TO DO –
Exactly as they appear, output all of the records. Skip any images.

[Records with drawing code]

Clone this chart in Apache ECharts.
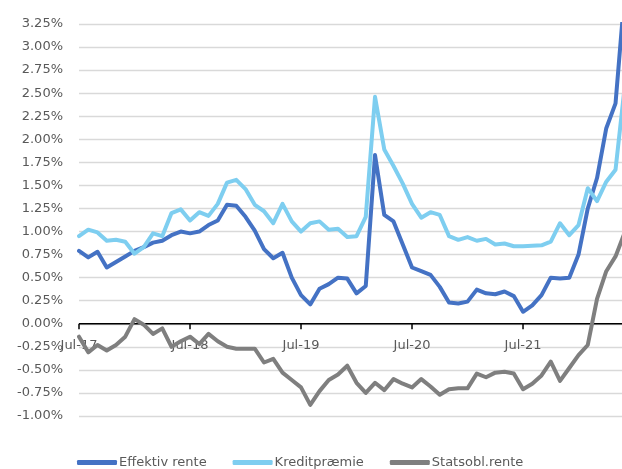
<!DOCTYPE html>
<html>
<head>
<meta charset="utf-8">
<script src="https://cdn.jsdelivr.net/npm/echarts@6/dist/echarts.min.js"></script>
<style>
html,body{margin:0;padding:0;background:#fff;}
#chart{width:622px;height:469px;}
</style>
</head>
<body>
<div id="chart"></div>
<script>
// Monthly observations, Jul-17 .. Jun-22 (index 0 = Jul-17)
const months = ['Jan','Feb','Mar','Apr','May','Jun','Jul','Aug','Sep','Oct','Nov','Dec'];
const categories = [];
for (let k = 0; k < 60; k++) {
  const m = (6 + k) % 12;
  const y = 17 + Math.floor((6 + k) / 12);
  categories.push(months[m] + '-' + y);
}
const tickMonths = [0, 12, 24, 36, 48];

const effektivRente = [
  0.79, 0.72, 0.78, 0.61, 0.67, 0.73, 0.79, 0.83, 0.88, 0.90, 0.96, 1.00,
  0.98, 1.00, 1.07, 1.12, 1.29, 1.28, 1.16, 1.01, 0.81, 0.71, 0.77, 0.50,
  0.31, 0.21, 0.38, 0.43, 0.50, 0.49, 0.33, 0.41, 1.83, 1.18, 1.11, 0.86,
  0.61, 0.57, 0.53, 0.40, 0.23, 0.22, 0.24, 0.37, 0.33, 0.32, 0.35, 0.30,
  0.13, 0.20, 0.31, 0.50, 0.49, 0.50, 0.75, 1.25, 1.58, 2.12, 2.39, 3.60
];
const kreditpraemie = [
  0.95, 1.02, 0.99, 0.90, 0.91, 0.89, 0.76, 0.83, 0.98, 0.95, 1.20, 1.24,
  1.12, 1.21, 1.17, 1.30, 1.53, 1.56, 1.46, 1.29, 1.22, 1.09, 1.30, 1.11,
  1.00, 1.09, 1.11, 1.02, 1.03, 0.94, 0.95, 1.16, 2.46, 1.89, 1.71, 1.52,
  1.30, 1.15, 1.21, 1.18, 0.95, 0.91, 0.94, 0.90, 0.92, 0.86, 0.87, 0.84,
  0.84, 0.845, 0.85, 0.89, 1.09, 0.96, 1.07, 1.47, 1.33, 1.54, 1.67, 2.58
];
const statsoblRente = [
  -0.14, -0.31, -0.23, -0.29, -0.23, -0.14, 0.05, -0.01, -0.11, -0.05, -0.25, -0.19,
  -0.14, -0.22, -0.11, -0.19, -0.25, -0.27, -0.27, -0.27, -0.42, -0.38, -0.53, -0.61,
  -0.69, -0.88, -0.73, -0.61, -0.55, -0.455, -0.64, -0.75, -0.64, -0.72, -0.60, -0.65,
  -0.69, -0.60, -0.68, -0.77, -0.71, -0.70, -0.70, -0.54, -0.58, -0.53, -0.52, -0.54,
  -0.71, -0.65, -0.56, -0.41, -0.62, -0.48, -0.34, -0.23, 0.27, 0.57, 0.73, 0.99
];
const seriesNames = ['Effektiv rente', 'Kreditpræmie', 'Statsobl.rente'];
const colors = ['#4472C4', '#7ECEF0', '#7F7F7F'];

const chart = echarts.init(document.getElementById('chart'), null, {renderer: 'canvas'});
const font = 'DejaVu Sans';
const toPairs = arr => arr.map((v, i) => [i, v]);
const mk = (name, data, color) => ({
  name: name, type: 'line', data: toPairs(data), symbol: 'none', smooth: false, clip: true,
  z: 10,
  lineStyle: {width: 4, color: color, cap: 'round', join: 'round'},
  itemStyle: {color: color}
});
chart.setOption({
  animation: false,
  backgroundColor: '#fff',
  color: colors,
  grid: {left: 79, top: 24, bottom: 53, right: 0},
  legend: {
    top: 456, left: 77, padding: 0,
    icon: 'roundRect', itemWidth: 40, itemHeight: 5, itemGap: 26,
    textStyle: {fontFamily: font, fontSize: 13, color: '#595959', padding: [0, 0, 0, -3]},
    data: seriesNames
  },
  xAxis: {
    type: 'value', min: 0, max: 58.7, interval: 12,
    axisLine: {show: false},
    axisTick: {show: false},
    axisLabel: {customValues: tickMonths, margin: -77, fontFamily: font, fontSize: 13, color: '#595959',
      formatter: v => categories[Math.round(v)]},
    splitLine: {show: false}
  },
  yAxis: {
    type: 'value', min: -1, max: 3.25, interval: 0.25,
    axisLine: {show: false}, axisTick: {show: false},
    axisLabel: {margin: 16, fontFamily: font, fontSize: 13, color: '#595959',
      formatter: v => v.toFixed(2) + '%'},
    splitLine: {lineStyle: {color: '#D9D9D9', width: 1.3}}
  },
  series: [
    mk(seriesNames[0], effektivRente, colors[0]),
    mk(seriesNames[1], kreditpraemie, colors[1]),
    mk(seriesNames[2], statsoblRente, colors[2])
  ]
});

// Zero axis line and tick marks, positioned through the chart's own scales
const y0 = chart.convertToPixel({yAxisIndex: 0}, 0);
const xStart = chart.convertToPixel({xAxisIndex: 0}, 0);
const xEnd = chart.convertToPixel({xAxisIndex: 0}, 58.7);
const axisGraphics = [{
  type: 'line', z: 5, silent: true,
  shape: {x1: xStart, y1: y0, x2: xEnd, y2: y0},
  style: {stroke: '#000', lineWidth: 1.6}
}].concat(tickMonths.map(m => {
  const x = chart.convertToPixel({xAxisIndex: 0}, m);
  return {
    type: 'line', z: 5, silent: true,
    shape: {x1: x, y1: y0, x2: x, y2: y0 + 5.5},
    style: {stroke: '#000', lineWidth: 1.5}
  };
}));
chart.setOption({graphic: {elements: axisGraphics}});
</script>
</body>
</html>
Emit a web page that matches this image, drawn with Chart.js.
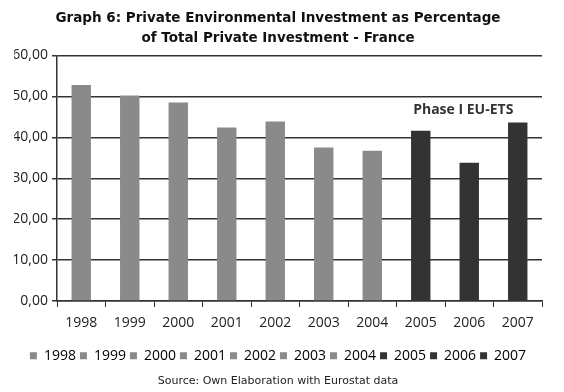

ANSWER TO THE EXERCISE –
Clone this chart in Apache ECharts.
<!DOCTYPE html>
<html>
<head>
<meta charset="utf-8">
<script src="https://cdn.jsdelivr.net/npm/echarts@6/dist/echarts.min.js"></script>
<style>
html,body{margin:0;padding:0;background:#fff;}
#chart{width:622px;height:469px;}
</style>
</head>
<body>
<div id="chart"></div>
<script>
// Monthly observations, Jul-17 .. Jun-22 (index 0 = Jul-17)
const months = ['Jan','Feb','Mar','Apr','May','Jun','Jul','Aug','Sep','Oct','Nov','Dec'];
const categories = [];
for (let k = 0; k < 60; k++) {
  const m = (6 + k) % 12;
  const y = 17 + Math.floor((6 + k) / 12);
  categories.push(months[m] + '-' + y);
}
const tickMonths = [0, 12, 24, 36, 48];

const effektivRente = [
  0.79, 0.72, 0.78, 0.61, 0.67, 0.73, 0.79, 0.83, 0.88, 0.90, 0.96, 1.00,
  0.98, 1.00, 1.07, 1.12, 1.29, 1.28, 1.16, 1.01, 0.81, 0.71, 0.77, 0.50,
  0.31, 0.21, 0.38, 0.43, 0.50, 0.49, 0.33, 0.41, 1.83, 1.18, 1.11, 0.86,
  0.61, 0.57, 0.53, 0.40, 0.23, 0.22, 0.24, 0.37, 0.33, 0.32, 0.35, 0.30,
  0.13, 0.20, 0.31, 0.50, 0.49, 0.50, 0.75, 1.25, 1.58, 2.12, 2.39, 3.60
];
const kreditpraemie = [
  0.95, 1.02, 0.99, 0.90, 0.91, 0.89, 0.76, 0.83, 0.98, 0.95, 1.20, 1.24,
  1.12, 1.21, 1.17, 1.30, 1.53, 1.56, 1.46, 1.29, 1.22, 1.09, 1.30, 1.11,
  1.00, 1.09, 1.11, 1.02, 1.03, 0.94, 0.95, 1.16, 2.46, 1.89, 1.71, 1.52,
  1.30, 1.15, 1.21, 1.18, 0.95, 0.91, 0.94, 0.90, 0.92, 0.86, 0.87, 0.84,
  0.84, 0.845, 0.85, 0.89, 1.09, 0.96, 1.07, 1.47, 1.33, 1.54, 1.67, 2.58
];
const statsoblRente = [
  -0.14, -0.31, -0.23, -0.29, -0.23, -0.14, 0.05, -0.01, -0.11, -0.05, -0.25, -0.19,
  -0.14, -0.22, -0.11, -0.19, -0.25, -0.27, -0.27, -0.27, -0.42, -0.38, -0.53, -0.61,
  -0.69, -0.88, -0.73, -0.61, -0.55, -0.455, -0.64, -0.75, -0.64, -0.72, -0.60, -0.65,
  -0.69, -0.60, -0.68, -0.77, -0.71, -0.70, -0.70, -0.54, -0.58, -0.53, -0.52, -0.54,
  -0.71, -0.65, -0.56, -0.41, -0.62, -0.48, -0.34, -0.23, 0.27, 0.57, 0.73, 0.99
];
const seriesNames = ['Effektiv rente', 'Kreditpræmie', 'Statsobl.rente'];
const colors = ['#4472C4', '#7ECEF0', '#7F7F7F'];

const chart = echarts.init(document.getElementById('chart'), null, {renderer: 'canvas'});
const font = 'DejaVu Sans';
const toPairs = arr => arr.map((v, i) => [i, v]);
const mk = (name, data, color) => ({
  name: name, type: 'line', data: toPairs(data), symbol: 'none', smooth: false, clip: true,
  z: 10,
  lineStyle: {width: 4, color: color, cap: 'round', join: 'round'},
  itemStyle: {color: color}
});
chart.setOption({
  animation: false,
  backgroundColor: '#fff',
  color: colors,
  grid: {left: 79, top: 24, bottom: 53, right: 0},
  legend: {
    top: 456, left: 77, padding: 0,
    icon: 'roundRect', itemWidth: 40, itemHeight: 5, itemGap: 26,
    textStyle: {fontFamily: font, fontSize: 13, color: '#595959', padding: [0, 0, 0, -3]},
    data: seriesNames
  },
  xAxis: {
    type: 'value', min: 0, max: 58.7, interval: 12,
    axisLine: {show: false},
    axisTick: {show: false},
    axisLabel: {customValues: tickMonths, margin: -77, fontFamily: font, fontSize: 13, color: '#595959',
      formatter: v => categories[Math.round(v)]},
    splitLine: {show: false}
  },
  yAxis: {
    type: 'value', min: -1, max: 3.25, interval: 0.25,
    axisLine: {show: false}, axisTick: {show: false},
    axisLabel: {margin: 16, fontFamily: font, fontSize: 13, color: '#595959',
      formatter: v => v.toFixed(2) + '%'},
    splitLine: {lineStyle: {color: '#D9D9D9', width: 1.3}}
  },
  series: [
    mk(seriesNames[0], effektivRente, colors[0]),
    mk(seriesNames[1], kreditpraemie, colors[1]),
    mk(seriesNames[2], statsoblRente, colors[2])
  ]
});

// Zero axis line and tick marks, positioned through the chart's own scales
const y0 = chart.convertToPixel({yAxisIndex: 0}, 0);
const xStart = chart.convertToPixel({xAxisIndex: 0}, 0);
const xEnd = chart.convertToPixel({xAxisIndex: 0}, 58.7);
const axisGraphics = [{
  type: 'line', z: 5, silent: true,
  shape: {x1: xStart, y1: y0, x2: xEnd, y2: y0},
  style: {stroke: '#000', lineWidth: 1.6}
}].concat(tickMonths.map(m => {
  const x = chart.convertToPixel({xAxisIndex: 0}, m);
  return {
    type: 'line', z: 5, silent: true,
    shape: {x1: x, y1: y0, x2: x, y2: y0 + 5.5},
    style: {stroke: '#000', lineWidth: 1.5}
  };
}));
chart.setOption({graphic: {elements: axisGraphics}});
</script>
</body>
</html>
Emit a web page that matches this image, drawn with Chart.js.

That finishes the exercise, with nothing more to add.